Vaccines are just as important for pets as for humans. They work by protecting your pet against a certain type of disease that could be very harmful for them. The vaccine itself is an altered and safe version of the virus. Despite being safe, the vaccine still has enough of the virus to prompt your dog’s body into producing antibodies to fight it and these are released into their bloodstream where they will continue to circulate and protect your canine pal against the real disease should they come into contact with it. However, over time, the number of antibodies eventually deteriorate and die, and at this point, protection also diminishes. For this reason, many vaccines must be given annually or on a semi-regular basis to ensure that animals remain adequately protected at all times.

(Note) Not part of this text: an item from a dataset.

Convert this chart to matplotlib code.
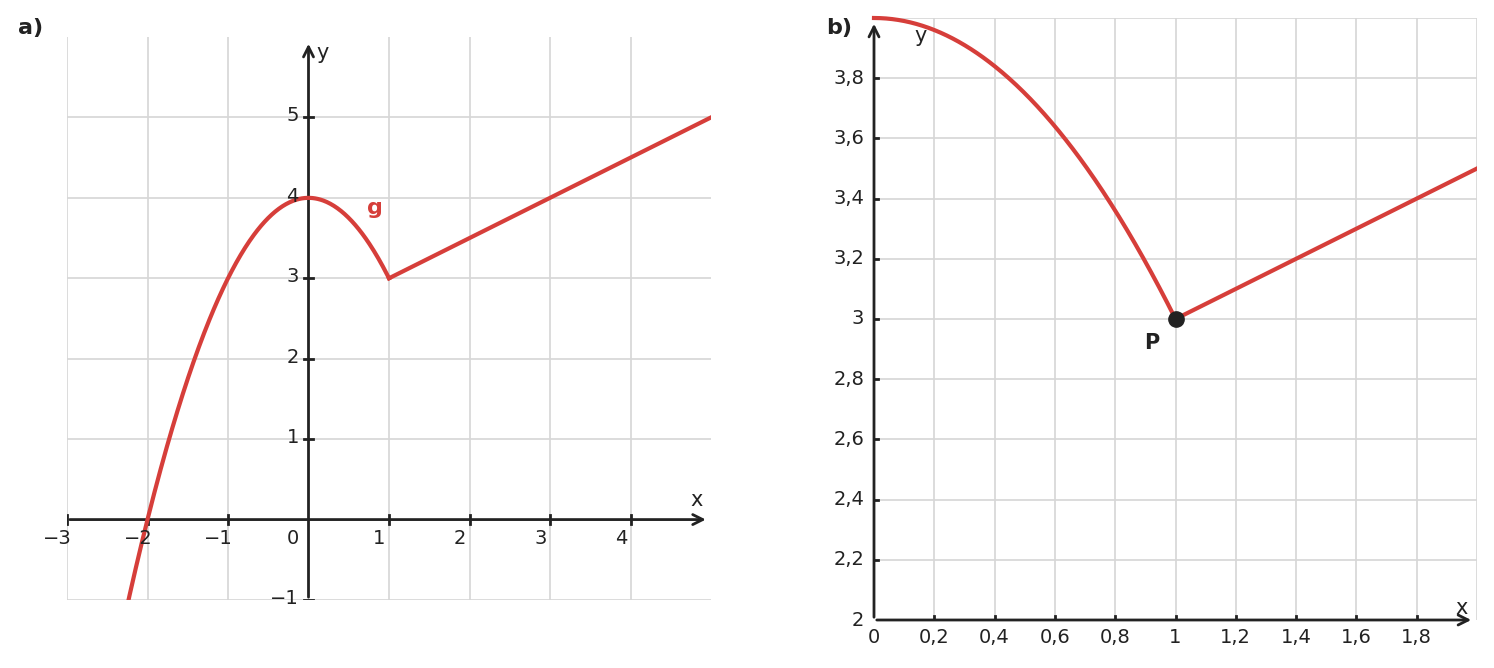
import numpy as np
import matplotlib
matplotlib.use("Agg")
import matplotlib.pyplot as plt

# piecewise function g: parabola a*x^2 + c for x<=1, line through knots for x>=1
parab_a = -1.0
parab_c = 4.0
line_x = [1, 5]
line_y = [3, 5]
point_P = (1, 3)

xt_a = [-3, -2, -1, 1, 2, 3, 4]
yt_a = [-1, 1, 2, 3, 4, 5]
xt_b = [0.2, 0.4, 0.6, 0.8, 1, 1.2, 1.4, 1.6, 1.8]
yt_b = [2.2, 2.4, 2.6, 2.8, 3, 3.2, 3.4, 3.6, 3.8]

RED = "#d63e3a"; DARK = "#222222"; GRID = "#d6d6d6"
plt.rcParams['font.family'] = ['DejaVu Sans']

def fmt(v):
    s = f"{v:g}".replace(".", ",")
    return s.replace("-", "\u2212")

fig = plt.figure(figsize=(14.94, 6.68), dpi=100)

# ---- panel a
ax = fig.add_axes([67/1494, 68/668, 644/1494, 563/668])
ax.set_xlim(-3, 5); ax.set_ylim(-1, 6)
ax.axis('off')
for x in [-3, -2, -1, 1, 2, 3, 4]:
    ax.plot([x, x], [-1, 6], color=GRID, lw=1.2, zorder=0)
for y in [-1, 1, 2, 3, 4, 5]:
    ax.plot([-3, 5], [y, y], color=GRID, lw=1.2, zorder=0)
xx = np.linspace(-2.3, 1, 300)
ax.plot(xx, parab_a*xx**2 + parab_c, color=RED, lw=3, zorder=3)
ax.plot(line_x, line_y, color=RED, lw=3, zorder=3)
ax.annotate("", xy=(4.97, 0), xytext=(-3, 0), arrowprops=dict(arrowstyle="->", color=DARK, lw=2, mutation_scale=18), zorder=2)
ax.annotate("", xy=(0, 5.95), xytext=(0, -1), arrowprops=dict(arrowstyle="->", color=DARK, lw=2, mutation_scale=18), zorder=2)
for x in xt_a:
    ax.plot([x, x], [-0.06, 0.06], color=DARK, lw=2)
    ax.text(x - 0.12, -0.12, fmt(x), ha='center', va='top', fontsize=14, color=DARK)
ax.text(-0.2, -0.12, "0", ha='center', va='top', fontsize=14, color=DARK)
for y in yt_a:
    ax.plot([-0.06, 0.06], [y, y], color=DARK, lw=2)
    ax.text(-0.12, y + 0.02, fmt(y), ha='right', va='center', fontsize=14, color=DARK)
ax.text(4.82, 0.12, "x", ha='center', va='bottom', fontsize=15, color=DARK)
ax.text(0.1, 5.8, "y", ha='left', va='center', fontsize=15, color=DARK)
ax.text(0.83, 3.87, "g", ha='center', va='center', fontsize=16, color=RED, fontweight='bold')
fig.text(18/1494, 1-28/668, "a)", fontsize=16, fontweight='bold', color=DARK, va='center')

# ---- panel b
bx = fig.add_axes([874/1494, 48/668, 603/1494, 602/668])
bx.set_xlim(0, 2); bx.set_ylim(2, 4)
bx.axis('off')
for x in xt_b + [2]:
    bx.plot([x, x], [2, 4], color=GRID, lw=1.2, zorder=0)
for y in yt_b + [4]:
    bx.plot([0, 2], [y, y], color=GRID, lw=1.2, zorder=0)
xx = np.linspace(0, 1, 300)
bx.plot(xx, parab_a*xx**2 + parab_c, color=RED, lw=3, zorder=3, clip_on=False)
bx.plot(line_x, line_y, color=RED, lw=3, zorder=3)
bx.plot(*point_P, 'o', color=DARK, ms=11, zorder=4)
bx.text(0.92, 2.92, "P", ha='center', va='center', fontsize=15, fontweight='bold', color=DARK)
bx.annotate("", xy=(1.99, 2), xytext=(0, 2), arrowprops=dict(arrowstyle="->", color=DARK, lw=2, mutation_scale=18), annotation_clip=False)
bx.annotate("", xy=(0, 3.99), xytext=(0, 2), arrowprops=dict(arrowstyle="->", color=DARK, lw=2, mutation_scale=18), annotation_clip=False)
for x in xt_b:
    bx.plot([x, x], [2, 2.012], color=DARK, lw=2)
    bx.text(x, 1.975, fmt(x), ha='center', va='top', fontsize=14, color=DARK)
bx.text(0, 1.975, "0", ha='center', va='top', fontsize=14, color=DARK)
for y in yt_b:
    bx.plot([0, 0.012], [y, y], color=DARK, lw=2)
    bx.text(-0.033, y, fmt(y), ha='right', va='center', fontsize=14, color=DARK)
bx.text(-0.033, 2.0, "2", ha='right', va='center', fontsize=14, color=DARK)
bx.text(1.95, 2.04, "x", ha='center', va='center', fontsize=15, color=DARK)
bx.text(0.155, 3.94, "y", ha='center', va='center', fontsize=15, color=DARK)
fig.text(826/1494, 1-28/668, "b)", fontsize=16, fontweight='bold', color=DARK, va='center')

fig.savefig("out.png", dpi=100)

Vaccines tend to be divided into two categories – core and non-core. As their name suggests, core vaccines are those which are recommended for all dogs irrespective of their individual circumstances. This means that it doesn’t matter how old your dog is, where you live or how healthy they are, they are strongly advised to have these vaccines.
Rabies. Rabies is 100% fatal to dogs that contract it as there is no treatment. It is also a legal requirement to have your dog vaccinated against rabies in nearly all states.
Distemper. This disease is caused by an airborne virus and is extremely severe. It can cause many health problems including permanent brain damage.
Parvovirus. This highly contagious disease causes severe vomiting and bloody diarrhea and is usually fatal if left untreated.
Adenovirus Type 1. This disease is spread via infected urine and feces and can lead to severe liver damage and death.
Adenovirus Type 2. Also known as kennel cough, this disease is spread via coughs and sneezes.
The exact schedule with which your dog will need to have these vaccines will depend on their age. Puppies are given a series of small doses when they are young in order to slowly and safely build their immunity, after which time they will move onto a pre-planned schedule of vaccines. Your veterinarian will be able to advise you precisely when your dog needs to receive their vaccinations and it is essential that you attend these appointments on time to ensure that your furbaby receives the greatest protection from disease.